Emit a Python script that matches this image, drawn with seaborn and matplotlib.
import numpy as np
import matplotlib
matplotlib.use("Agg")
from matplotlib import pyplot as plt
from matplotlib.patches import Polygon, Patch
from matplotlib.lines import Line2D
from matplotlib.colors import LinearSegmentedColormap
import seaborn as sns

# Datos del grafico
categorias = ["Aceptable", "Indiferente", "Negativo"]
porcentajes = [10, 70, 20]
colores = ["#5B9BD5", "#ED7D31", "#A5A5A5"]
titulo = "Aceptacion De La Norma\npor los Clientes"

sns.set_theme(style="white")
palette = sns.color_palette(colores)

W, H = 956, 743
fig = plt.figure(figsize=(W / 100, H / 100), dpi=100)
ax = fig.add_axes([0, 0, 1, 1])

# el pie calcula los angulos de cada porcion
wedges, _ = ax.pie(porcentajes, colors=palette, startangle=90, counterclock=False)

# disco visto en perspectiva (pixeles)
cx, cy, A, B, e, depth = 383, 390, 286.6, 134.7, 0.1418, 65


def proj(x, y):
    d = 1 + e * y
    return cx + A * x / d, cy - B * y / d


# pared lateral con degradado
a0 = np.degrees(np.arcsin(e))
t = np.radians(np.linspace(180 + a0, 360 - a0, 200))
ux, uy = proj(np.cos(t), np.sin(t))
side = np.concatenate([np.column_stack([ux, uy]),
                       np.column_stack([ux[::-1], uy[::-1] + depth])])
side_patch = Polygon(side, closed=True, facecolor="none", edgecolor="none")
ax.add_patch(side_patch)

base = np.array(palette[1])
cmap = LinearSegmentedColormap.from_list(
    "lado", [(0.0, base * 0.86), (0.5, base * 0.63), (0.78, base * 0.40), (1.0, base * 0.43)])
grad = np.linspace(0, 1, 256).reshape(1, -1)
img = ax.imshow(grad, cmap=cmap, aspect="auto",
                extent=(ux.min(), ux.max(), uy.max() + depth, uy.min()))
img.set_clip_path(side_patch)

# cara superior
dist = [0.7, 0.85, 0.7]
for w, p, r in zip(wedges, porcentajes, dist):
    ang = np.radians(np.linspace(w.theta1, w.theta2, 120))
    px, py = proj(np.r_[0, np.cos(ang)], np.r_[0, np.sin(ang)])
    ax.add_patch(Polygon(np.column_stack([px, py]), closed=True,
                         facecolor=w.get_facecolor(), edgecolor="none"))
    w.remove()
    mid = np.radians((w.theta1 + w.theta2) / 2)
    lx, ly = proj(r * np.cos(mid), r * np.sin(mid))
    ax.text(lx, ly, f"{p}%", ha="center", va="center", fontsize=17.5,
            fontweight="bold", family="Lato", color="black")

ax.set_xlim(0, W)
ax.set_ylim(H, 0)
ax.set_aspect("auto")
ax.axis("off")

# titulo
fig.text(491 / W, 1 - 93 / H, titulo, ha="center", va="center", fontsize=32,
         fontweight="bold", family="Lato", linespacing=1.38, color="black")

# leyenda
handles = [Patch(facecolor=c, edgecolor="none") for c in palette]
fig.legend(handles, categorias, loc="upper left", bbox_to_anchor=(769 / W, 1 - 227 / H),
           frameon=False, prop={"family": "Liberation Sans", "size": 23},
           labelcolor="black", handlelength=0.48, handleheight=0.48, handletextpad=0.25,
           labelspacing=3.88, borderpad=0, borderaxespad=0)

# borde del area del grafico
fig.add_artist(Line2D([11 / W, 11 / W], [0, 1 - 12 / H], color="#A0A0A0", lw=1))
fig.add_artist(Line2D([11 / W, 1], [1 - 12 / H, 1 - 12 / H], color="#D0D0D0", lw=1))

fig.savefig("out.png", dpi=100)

Challenge
Give back the listing exactly, please, from its first line to the line containing "import seaborn as sns", inclusive, and nothing past that line.

Exercise answer
Emit a Python script that matches this image, drawn with seaborn and matplotlib.
import numpy as np
import matplotlib
matplotlib.use("Agg")
from matplotlib import pyplot as plt
from matplotlib.patches import Polygon, Patch
from matplotlib.lines import Line2D
from matplotlib.colors import LinearSegmentedColormap
import seaborn as sns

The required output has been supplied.